Some people stop to view sakura near their homes, while others enjoy viewing sakura with family, friends, or colleagues over drinks. Or you may go all the way to a famous sakura viewing spot to enjoy the blossoms. There are different ways to enjoy hanami, but they are all hanami.

I hope you will enjoy hanami in your favorite way.

Be careful if you go to Kyoto, a city with many famous places!

Kyoto has many places where you can enjoy sakura along with the historical cityscape. In other words, Japanese and foreigners alike all want to go to Kyoto.

Therefore, Kyoto becomes even more crowded than usual during sakura season.

There are two ways to avoid such crowds in Kyoto

1. Choose Osaka for your stay

Kyoto is a 30-minute train ride from Osaka, the largest city in the Kansai region. Due to the crowds during sakura season, hotels in Kyoto are expensive and it is often impossible to get the room you want. In Osaka, prices remain the same even during the sakura season, and there are many hotels. Another advantage is that you can enjoy Osaka’s unique cuisine for dinner.

2. When choosing sakura viewing spots, start with accessibility

During sakura season, the roads in Kyoto are extremely crowded. Especially on weekends, it is sometimes faster to walk. It is best to avoid places accessible only by bus or cab. It is better to choose places that can be reached by train, subway, or on foot to avoid traffic congestion.

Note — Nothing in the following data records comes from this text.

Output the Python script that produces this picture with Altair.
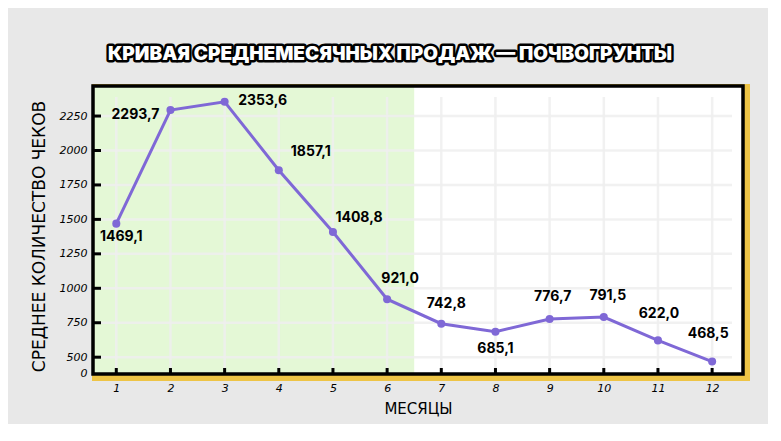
import altair as alt
import pandas as pd

# ---- data ----
months = [1, 2, 3, 4, 5, 6, 7, 8, 9, 10, 11, 12]
avg_checks = [1469.1, 2293.7, 2353.6, 1857.1, 1408.8, 921.0, 742.8, 685.1, 776.7, 791.5, 622.0, 468.5]
y_tick_values = [500, 750, 1000, 1250, 1500, 1750, 2000, 2250]
zero_label_pos = 385
shade_range = [0.5, 6.5]
title_text = "КРИВАЯ СРЕДНЕМЕСЯЧНЫХ ПРОДАЖ — ПОЧВОГРУНТЫ"
x_title = "МЕСЯЦЫ"
y_title = "СРЕДНЕЕ КОЛИЧЕСТВО ЧЕКОВ"

# label placement offsets (dx, dy) in pixels
label_offsets = [(5, 13), (-35, 5), (38, -1), (32, -18), (26, -14), (13, -20),
                 (5, -20), (0, 17), (3, -22), (4, -21), (1, -26), (-4, -28)]

W, H = 650, 288
LINE = "#7f68d6"
GRID = "#eeeeee"
YELLOW = "#eec446"
GREEN = "#e4f8d6"

df = pd.DataFrame({"month": months, "value": avg_checks})
one = alt.Data(values=[{"k": 1}])
xs = alt.Scale(domain=[0.57, 12.57], nice=False, zero=False)
ys = alt.Scale(domain=[378, 2468], nice=False, zero=False)

hand_font = "DejaVu Sans"

x_axis = alt.Axis(values=months, title=x_title, ticks=False, domain=False, grid=False,
                  format="d", labelFont=hand_font, labelFontSize=11, labelFontStyle="italic",
                  labelColor="black", labelPadding=8, titleFont=hand_font, titleFontSize=15,
                  titleFontWeight="normal", titleColor="black", titlePadding=8)
y_axis = alt.Axis(values=[zero_label_pos] + y_tick_values, title=y_title, ticks=False,
                  domain=False, grid=False, format="d",
                  labelExpr="datum.value < 450 ? '0' : datum.label",
                  labelFont=hand_font, labelFontSize=11, labelFontStyle="italic",
                  labelColor="black", labelPadding=6, labelOverlap=False,
                  titleFont=hand_font, titleFontSize=17, titleFontWeight="normal",
                  titleColor="black", titlePadding=11, titleY=150)


def X(field):
    return alt.X(field, scale=xs, axis=x_axis)


def Y(field):
    return alt.Y(field, scale=ys, axis=y_axis)


yellow = alt.Chart(one).mark_rect(color=YELLOW).encode(
    x=alt.value(-1), x2=alt.value(W + 7), y=alt.value(-2), y2=alt.value(H + 7))
white = alt.Chart(one).mark_rect(color="white").encode(
    x=alt.value(0), x2=alt.value(W), y=alt.value(0), y2=alt.value(H))
shade = alt.Chart(pd.DataFrame({"month": [shade_range[0]], "e": [shade_range[1]]})).mark_rect(
    color=GREEN, clip=True).encode(
    x=X("month:Q"), x2="e:Q", y=alt.value(0), y2=alt.value(H))

vgrid = alt.Chart(pd.DataFrame({"month": months})).mark_rule(color=GRID, strokeWidth=2.5, opacity=0.85).encode(
    x=X("month:Q"), y=alt.value(11), y2=alt.value(H))
hgrid = alt.Chart(pd.DataFrame({"value": y_tick_values})).mark_rule(color=GRID, strokeWidth=2.5, opacity=0.85).encode(
    y=Y("value:Q"), x=alt.value(0), x2=alt.value(W - 11))

yticks = alt.Chart(pd.DataFrame({"value": y_tick_values})).mark_rule(color="black", strokeWidth=3).encode(
    y=Y("value:Q"), x=alt.value(0), x2=alt.value(8))
xticks = alt.Chart(pd.DataFrame({"month": months})).mark_rule(color="black", strokeWidth=3).encode(
    x=X("month:Q"), y=alt.value(H), y2=alt.value(H - 6))

base = alt.Chart(df).encode(x=X("month:Q"), y=Y("value:Q"))
line = base.mark_line(color=LINE, strokeWidth=3)
points = base.mark_circle(color=LINE, size=65, opacity=1)

border = alt.Chart(one).mark_rect(fillOpacity=0, stroke="black", strokeWidth=3.5).encode(
    x=alt.value(0), x2=alt.value(W), y=alt.value(0), y2=alt.value(H))

labels = []
for m, (dx, dy) in zip(months, label_offsets):
    labels.append(
        base.transform_filter(alt.datum.month == m).transform_calculate(
            lbl="replace(format(datum.value, '.1f'), '.', ',')"
        ).mark_text(dx=dx, dy=dy, font="Inter", fontWeight=700, fontSize=14,
                    color="black", align="center", baseline="middle").encode(
            text="lbl:N"))

title_shadow = alt.Chart(one).mark_text(
    text=title_text, font="Inter", fontWeight=900, fontSize=19, color="black",
    stroke="black", strokeWidth=5, strokeJoin="round", align="center", baseline="middle").encode(
    x=alt.value(297), y=alt.value(-32))
title_front = alt.Chart(one).mark_text(
    text=title_text, font="Inter", fontWeight=900, fontSize=19, color="white",
    align="center", baseline="middle").encode(
    x=alt.value(297), y=alt.value(-32))

chart = alt.layer(
    yellow, white, shade, vgrid, hgrid, line, points, yticks, xticks, border,
    *labels, title_shadow, title_front
).properties(
    width=W, height=H,
    autosize=alt.AutoSizeParams(type="none"),
    padding={"left": 85, "top": 78, "right": 25, "bottom": 50},
    background="#e8e8e8",
).configure_view(stroke=None)

chart.save("out.html", embed_options={"renderer": "svg", "actions": False})
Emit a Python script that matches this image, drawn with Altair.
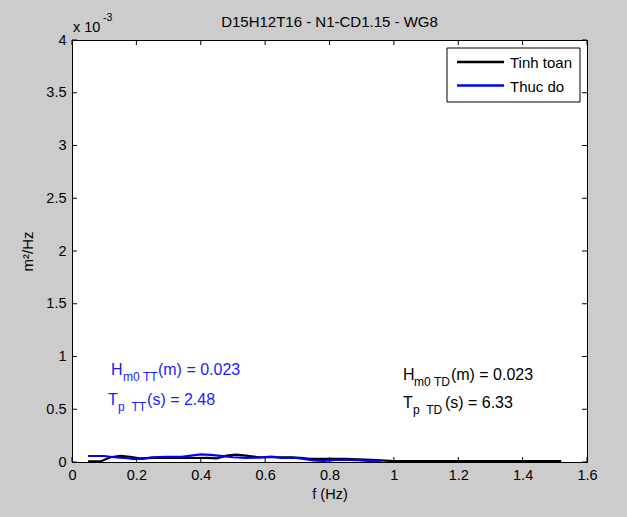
import altair as alt
import pandas as pd

# Spectral density (units of 1e-3 m^2/Hz) against frequency (Hz)
f_tt = [0.05, 0.09, 0.12, 0.15, 0.18, 0.21, 0.25, 0.30, 0.35, 0.38, 0.42, 0.45,
        0.48, 0.51, 0.54, 0.58, 0.63, 0.68, 0.71, 0.74, 0.77, 0.80, 0.85, 0.89,
        0.93, 0.96, 1.00, 1.20, 1.40, 1.52]
s_tt = [0.007, 0.007, 0.045, 0.058, 0.050, 0.035, 0.040, 0.040, 0.040, 0.038, 0.040, 0.035,
        0.060, 0.070, 0.060, 0.045, 0.045, 0.045, 0.040, 0.030, 0.030, 0.030, 0.030, 0.025,
        0.020, 0.015, 0.008, 0.008, 0.008, 0.008]

f_td = [0.05, 0.10, 0.13, 0.16, 0.19, 0.22, 0.25, 0.29, 0.34, 0.37, 0.40, 0.43,
        0.47, 0.50, 0.54, 0.58, 0.62, 0.65, 0.69, 0.72, 0.75, 0.78, 0.82, 0.86,
        0.89, 0.92, 0.96]
s_td = [0.057, 0.057, 0.045, 0.040, 0.030, 0.030, 0.045, 0.050, 0.050, 0.060, 0.072, 0.068,
        0.055, 0.045, 0.040, 0.042, 0.050, 0.040, 0.040, 0.030, 0.015, 0.010, 0.020, 0.020,
        0.018, 0.010, 0.010]

series_names = ["Tinh toan", "Thuc do"]
series_colors = ["#000000", "#0000ff"]

x_ticks = [0, 0.2, 0.4, 0.6, 0.8, 1.0, 1.2, 1.4, 1.6]
y_ticks = [0, 0.5, 1, 1.5, 2, 2.5, 3, 3.5, 4]

TITLE = "D15H12T16 - N1-CD1.15 - WG8"
FONT = "Liberation Sans"
W, H = 515, 422
NB = "\u00a0"

df = pd.concat([
    pd.DataFrame({"f": f_tt, "S": s_tt, "series": series_names[0], "order": 0}),
    pd.DataFrame({"f": f_td, "S": s_td, "series": series_names[1], "order": 1}),
])

x_scale = alt.Scale(domain=[0, 1.6], nice=False, zero=False)
y_scale = alt.Scale(domain=[0, 4], nice=False, zero=False)

x_axis = alt.Axis(values=x_ticks, ticks=False, domain=False, grid=False,
                  labelFont=FONT, labelFontSize=14.5, labelColor="#000", labelPadding=6,
                  labelFlush=False, labelExpr="format(datum.value, '~g')",
                  title="f (Hz)", titleFont=FONT, titleFontSize=14.5, titleFontWeight="normal",
                  titleColor="#000", titlePadding=6)
y_axis = alt.Axis(values=y_ticks, ticks=False, domain=False, grid=False,
                  labelFont=FONT, labelFontSize=14.5, labelColor="#000", labelPadding=6,
                  labelFlush=False, labelExpr="format(datum.value, '~g')",
                  title="m²/Hz", titleFont=FONT, titleFontSize=15, titleFontWeight="normal",
                  titleColor="#000", titlePadding=10)

lines = alt.Chart(df).mark_line(strokeWidth=2.2).encode(
    x=alt.X("f:Q", scale=x_scale, axis=x_axis),
    y=alt.Y("S:Q", scale=y_scale, axis=y_axis),
    color=alt.Color("series:N",
                    scale=alt.Scale(domain=series_names, range=series_colors),
                    legend=None),
    order="order:Q",
)

# inward ticks on all four sides of the box
xt = pd.DataFrame({"t": x_ticks})
yt = pd.DataFrame({"t": y_ticks})
tick_bottom = alt.Chart(xt).mark_rule(color="#000", strokeWidth=1).encode(
    x=alt.X("t:Q", scale=x_scale), y=alt.value(H), y2=alt.value(H - 5))
tick_top = alt.Chart(xt).mark_rule(color="#000", strokeWidth=1).encode(
    x=alt.X("t:Q", scale=x_scale), y=alt.value(0), y2=alt.value(5))
tick_left = alt.Chart(yt).mark_rule(color="#000", strokeWidth=1).encode(
    y=alt.Y("t:Q", scale=y_scale), x=alt.value(0), x2=alt.value(5))
tick_right = alt.Chart(yt).mark_rule(color="#000", strokeWidth=1).encode(
    y=alt.Y("t:Q", scale=y_scale), x=alt.value(W), x2=alt.value(W - 5))

# plot title, centred over the box
title_mark = alt.Chart().mark_text(font=FONT, fontSize=15, align="center",
                                   baseline="alphabetic", color="#000", dy=-13).encode(
    x=alt.datum(0.8), y=alt.datum(4), text=alt.value(TITLE))

# exponent marker above the y axis
exp_base = alt.Chart().mark_text(font=FONT, fontSize=14.5, align="left", baseline="alphabetic",
                                 color="#000", dx=1, dy=-8).encode(
    x=alt.datum(0), y=alt.datum(4), text=alt.value("x 10"))
exp_pow = alt.Chart().mark_text(font=FONT, fontSize=10.5, align="left", baseline="alphabetic",
                                color="#000", dx=31, dy=-19).encode(
    x=alt.datum(0), y=alt.datum(4), text=alt.value("-3"))

# legend box in the upper right corner
LX0, LX1, LY0, LY1 = 375, 508, 8, 62
leg_box = alt.Chart().mark_rect(fill="white", stroke="#000", strokeWidth=1).encode(
    x=alt.value(LX0), x2=alt.value(LX1), y=alt.value(LY0), y2=alt.value(LY1))
leg_items = []
for name, col, yy in zip(series_names, series_colors, [22, 45.5]):
    leg_items.append(alt.Chart().mark_rule(color=col, strokeWidth=2.5).encode(
        x=alt.value(LX0 + 10), x2=alt.value(LX0 + 57), y=alt.value(yy)))
    leg_items.append(alt.Chart().mark_text(font=FONT, fontSize=15, align="left",
                                           baseline="middle", color="#000").encode(
        x=alt.value(LX0 + 63), y=alt.value(yy + 1), text=alt.value(name)))


def label(fx, sy, parts, color):
    """Text with a subscript part: parts are (text, dx, dy, size)."""
    layers = []
    for txt, dx, dy, size in parts:
        layers.append(alt.Chart().mark_text(font=FONT, fontSize=size, align="left",
                                            baseline="alphabetic", color=color,
                                            dx=dx, dy=dy).encode(
            x=alt.datum(fx), y=alt.datum(sy), text=alt.value(txt)))
    return layers


BLUE_TXT = "#1a1aff"
ann = []
ann += label(0.121, 0.825, [("H", 0, 0, 16), ("m0" + NB + "TT", 12, 6, 12), ("(m) = 0.023", 47, 0, 16)], BLUE_TXT)
ann += label(0.112, 0.540, [("T", 0, 0, 16), ("p" + NB + NB + "TT", 10, 6, 12), ("(s) = 2.48", 39, 0, 16)], BLUE_TXT)
ann += label(1.028, 0.777, [("H", 0, 0, 16), ("m0" + NB + "TD", 11, 6, 12), ("(m) = 0.023", 48, 0, 16)], "#000")
ann += label(1.028, 0.512, [("T", 0, 0, 16), ("p" + NB + NB + "TD", 10, 6, 12), ("(s) = 6.33", 42, 0, 16)], "#000")

chart = alt.layer(
    lines, tick_bottom, tick_top, tick_left, tick_right, title_mark, exp_base, exp_pow,
    leg_box, *leg_items, *ann
).properties(
    width=W, height=H,
    autosize=alt.AutoSizeParams(type="none"),
    padding={"left": 72, "top": 40, "right": 40, "bottom": 55},
    background="#cccccc",
).configure_view(
    fill="white", stroke="#000", strokeWidth=1
)

chart.save("out.html", embed_options={"renderer": "svg", "actions": False})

Recommended sakura viewing spots in Kyoto with good accessibility

Daigoji Temple

A 10-minute walk from Daigo Station (Tozai Subway Line). The architecture of this World Heritage-listed temple is magnificent, and you will be lucky if you can see the cherry blossoms at the same time.

Ninna-ji Temple

A 15-minute walk from Hanazono Station (JR Sagano Line). The cherry blossoms on the temple grounds are especially called “Omuro-zakura”. Unlike other sakura, the Omuro-zakura is at its best around the end of April.

Sakura viewing spots in Tokyo that I want to keep secret

There are many famous cherry blossom viewing spots in Tokyo, including the Imperial Palace, Ueno Park, Shinjuku Gyoen, and Meguro River. All of them offer beautiful sakura, but they can be quite crowded in Tokyo, where there are many people.

So, let me introduce sakura viewing spot that I really don’t want to tell you about. I actually go here every year to see sakura.

Sakura along the Shakujii River

sakura along the shakujii river
Sakura along the river

It is about a 5-minute walk from Naka-Itabashi Station (Tobu Tojo Line). Sakura bloom on both sides of the river, and you can view the blossoms along the river to the neighboring Tokiwadai Station. It is not so crowded that you cannot walk.

Both sakura themselves and the scenery with them are representative of Japan. You can go back the next year to see the same sakura, or you can go somewhere else to view the blossoms.